Ogilvie, John, St.
OGILVIE, JOHN, ST.
Jesuit martyr; b. Scotland, 1579–80; d. Glasgow Cross, March 10 (N.S.), 1615. In a deposition (Oct. 15, 1614) after his capture, Ogilvie gave his father's name as "Walter Ogilvie of Drum." As a Jesuit novice he described himself as "Strathilensis," "of Strathisla." His family may thus have been associated with Drum-na-Keith, in Strathisla, Banffshire. In the deposition he also noted his absence from Scotland for 22 years, i.e., from 1591–92. One of his name matriculated at Helmstedt on Aug. 19, 1592. Ogilvie was at the Scots College, Louvain (later established at Douai), in 1596; it was there that he, a Calvinist in his youth, became a Catholic. Because of the poverty of the college, he was sent (1598) to Regensburg; he moved to Olmutz while still a lay student. He finally became a Jesuit novice at Brno in 1599. He took his vows at the Jesuit College at Graz, Austria, Dec. 26, 1601. His five years there were later commemorated in a biography [in Undeni Graecenses Academici, by M. Bonbardi, SJ (Graz 1727)]. After an interval of teaching, he began theology at Olmutz. In 1610 he moved to Paris, where he was ordained.
Ogilvie was stationed at Rouen, but kept importuning the superior general to send him to Scotland. At last his request was granted, and in 1613 he began his short missionary career in Scotland, working mostly in Edinburgh, Renfrewshire, and Glasgow. He was betrayed in Glasgow, Oct. 14 (N. S.), 1614, and remained thereafter in captivity. His own account of his imprisonment was smuggled out of prison. He suffered extreme torture, but showed great courage and skill in defending the spiritual supremacy of the pope. He was ultimately sentenced to death, hanged at Glasgow Cross, and buried in the criminals' plot of an unidentified burial ground outside the city.
No relic of his body remains; however, centers of devotion exist at St.

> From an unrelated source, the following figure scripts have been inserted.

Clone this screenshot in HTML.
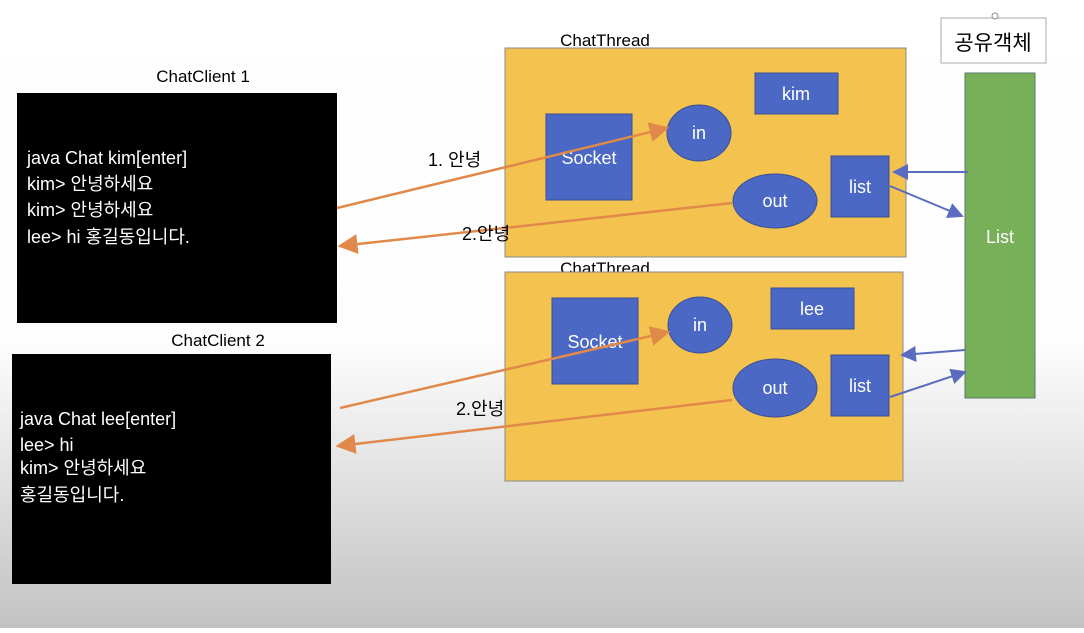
<!DOCTYPE html>
<html><head><meta charset="utf-8"><style>
body{margin:0;width:1084px;height:628px;overflow:hidden}
text{font-family:"Liberation Sans","Noto Sans CJK KR",sans-serif}
</style></head><body>
<svg width="1084" height="628" viewBox="0 0 1084 628">
<defs>
<linearGradient id="bg" x1="0" y1="0" x2="0" y2="1">
<stop offset="0" stop-color="#ffffff"/><stop offset="0.55" stop-color="#fdfdfd"/><stop offset="1" stop-color="#c2c2c2"/></linearGradient>
<marker id="ao" markerWidth="8" markerHeight="8" refX="7" refY="4" orient="auto"><path d="M0,0 L8,4 L0,8 Z" fill="#e0894a"/></marker>
<marker id="ab" markerWidth="8" markerHeight="8" refX="7" refY="4" orient="auto"><path d="M0,0 L8,4 L0,8 Z" fill="#5b6bbf"/></marker>
</defs>
<rect width="1084" height="628" fill="url(#bg)"/>

<g>
<text x="203" y="82" font-size="17" text-anchor="middle" fill="#000">ChatClient 1</text>
<rect x="17" y="93" width="320" height="230" fill="#000"/>
<g fill="#fff" font-size="18">
<text x="27" y="164">java Chat kim[enter]</text>
<text x="27" y="190">kim&gt; 안녕하세요</text>
<text x="27" y="216">kim&gt; 안녕하세요</text>
<text x="27" y="243">lee&gt; hi 홍길동입니다.</text>
</g></g>

<g>
<text x="218" y="346" font-size="17" text-anchor="middle" fill="#000">ChatClient 2</text>
<rect x="12" y="354" width="319" height="230" fill="#000"/>
<g fill="#fff" font-size="18">
<text x="20" y="425">java Chat lee[enter]</text>
<text x="20" y="451">lee&gt; hi</text>
<text x="20" y="474">kim&gt; 안녕하세요</text>
<text x="20" y="501">홍길동입니다.</text>
</g></g>

<g>
<text x="605" y="46" font-size="17" text-anchor="middle">ChatThread</text>
<rect x="505" y="48" width="401" height="209" fill="#f4c24f" stroke="#8a8a8a"/>
<rect x="546" y="114" width="86" height="86" fill="#4a68c4" stroke="#3a4f95"/>
<text x="589" y="164" font-size="18" fill="#fff" text-anchor="middle">Socket</text>
<ellipse cx="699" cy="133" rx="32" ry="28" fill="#4a68c4" stroke="#3a4f95"/>
<text x="699" y="139" font-size="18" fill="#fff" text-anchor="middle">in</text>
<rect x="755" y="73" width="83" height="41" fill="#4a68c4" stroke="#3a4f95"/>
<text x="796" y="100" font-size="18" fill="#fff" text-anchor="middle">kim</text>
<ellipse cx="775" cy="201" rx="42" ry="27" fill="#4a68c4" stroke="#3a4f95"/>
<text x="775" y="207" font-size="18" fill="#fff" text-anchor="middle">out</text>
<rect x="831" y="156" width="58" height="61" fill="#4a68c4" stroke="#3a4f95"/>
<text x="860" y="193" font-size="18" fill="#fff" text-anchor="middle">list</text>
</g>

<g>
<text x="605" y="274" font-size="17" text-anchor="middle">ChatThread</text>
<rect x="505" y="272" width="398" height="209" fill="#f4c24f" stroke="#8a8a8a"/>
<rect x="552" y="298" width="86" height="86" fill="#4a68c4" stroke="#3a4f95"/>
<text x="595" y="348" font-size="18" fill="#fff" text-anchor="middle">Socket</text>
<ellipse cx="700" cy="325" rx="32" ry="28" fill="#4a68c4" stroke="#3a4f95"/>
<text x="700" y="331" font-size="18" fill="#fff" text-anchor="middle">in</text>
<rect x="771" y="288" width="83" height="41" fill="#4a68c4" stroke="#3a4f95"/>
<text x="812" y="315" font-size="18" fill="#fff" text-anchor="middle">lee</text>
<ellipse cx="775" cy="388" rx="42" ry="29" fill="#4a68c4" stroke="#3a4f95"/>
<text x="775" y="394" font-size="18" fill="#fff" text-anchor="middle">out</text>
<rect x="831" y="355" width="58" height="61" fill="#4a68c4" stroke="#3a4f95"/>
<text x="860" y="392" font-size="18" fill="#fff" text-anchor="middle">list</text>
</g>

<g>
<rect x="941" y="18" width="105" height="45" fill="#fff" stroke="#aaa" stroke-width="1"/>
<circle cx="995" cy="16" r="3" fill="#fff" stroke="#888"/>
<text x="993" y="50" font-size="21" text-anchor="middle">공유객체</text>
<rect x="965" y="73" width="70" height="325" fill="#78b05a" stroke="#5a7a6a"/>
<text x="1000" y="243" font-size="18" fill="#fff" text-anchor="middle">List</text>
</g>

<g stroke="#e0894a" stroke-width="2.5" fill="none">
<line x1="337" y1="208" x2="667" y2="128" marker-end="url(#ao)"/>
<line x1="732" y1="203" x2="340" y2="246" marker-end="url(#ao)"/>
<line x1="340" y1="408" x2="668" y2="332" marker-end="url(#ao)"/>
<line x1="732" y1="400" x2="338" y2="446" marker-end="url(#ao)"/>
</g>
<g font-size="18" fill="#000">
<text x="428" y="166">1. 안녕</text>
<text x="462" y="240">2.안녕</text>
<text x="456" y="415">2.안녕</text>
</g>
<g stroke="#5b6bbf" stroke-width="2" fill="none">
<line x1="968" y1="172" x2="894" y2="172" marker-end="url(#ab)"/>
<line x1="890" y1="186" x2="962" y2="216" marker-end="url(#ab)"/>
<line x1="965" y1="350" x2="902" y2="355" marker-end="url(#ab)"/>
<line x1="890" y1="397" x2="965" y2="372" marker-end="url(#ab)"/>
</g>
</svg>
</body></html>
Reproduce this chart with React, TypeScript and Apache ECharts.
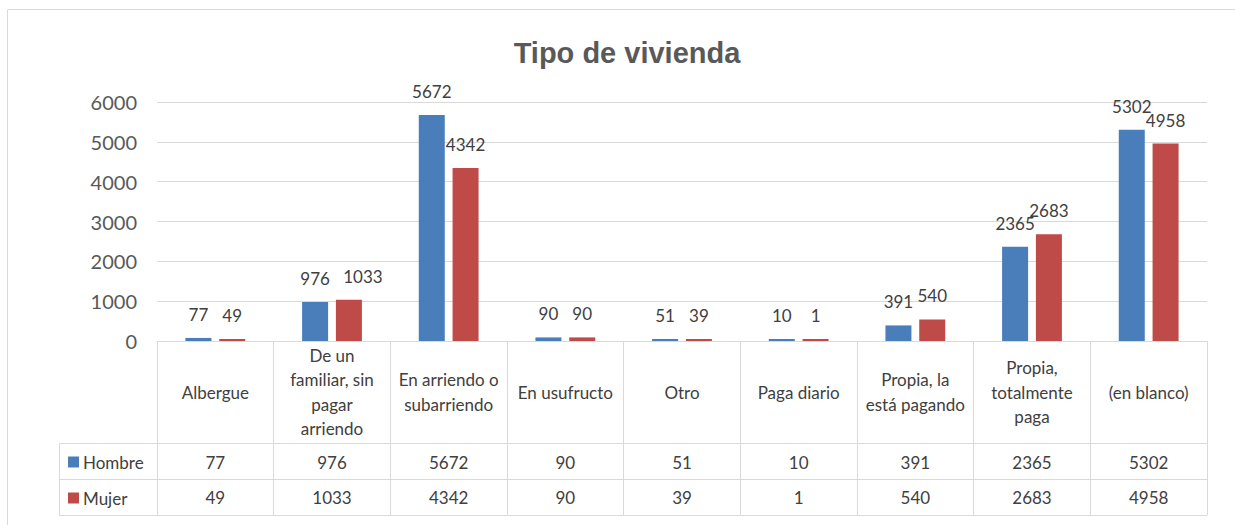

Thomas's, Keith, Banffshire; St. Aloysius's, Garnethill, Glasgow; Sacred Heart, Edinburgh; and Craighead House, Bothwell. His cause was introduced under the rules drawn up by urban viii in 1625. The first process opened at Würzburg in May of 1628; the following January a similar process began in Rome. Nearly three centuries later, the Apostolic Process opened in Glasgow, July 12, 1927. The beatification, by pius xi, took place on Dec. 22, 1929, and the canonization, by Paul VI, on Oct. 17, 1976. There are two main portraits: the "Douai" portrait, now at the church of S. Gilles, Pecquincourt, Nord, France; and the "Roman" portrait, now at the Gesù, Rome. An illustration (unrelated to either) is given in Bonbardi's Undeni Graecenses Academici.
Feast: March 10; Oct. 14 (Jesuits).
Bibliography: w. e. brown, John Ogilvie … (London 1925). t. collins, Martyr in Scotland … (London 1955). a. butler, The Lives of the Saints, rev. ed. h. thurston and d. attwater (New York 1956) 1:552–556. l. macfarlane, Lexikon für Theologie und Kirche, ed. j. hofer and k. rahner (Freiberg 1957–65) 7:1121. g. g. smith, The Dictionary of National Biography from the Earliest Times to 1900 (London 1885–1900) 14:912–914. Acta Apostolicae Sedis 69 [1977] 305–311; L'Osservatore Romano English edition 1976, n. 43, 1–3. m. k. richardson, Father John Ogilvie (London 1976). b. a. moore, John Ogilvie (Melbourne 1977). d. hickey and g. smith, Miracle (London 1978). c. carrell and g. boardman, eds., St. John Ogilvie; An Illustrated History of His Life, Martyrdom, and Canonisation (Glasgow 1979).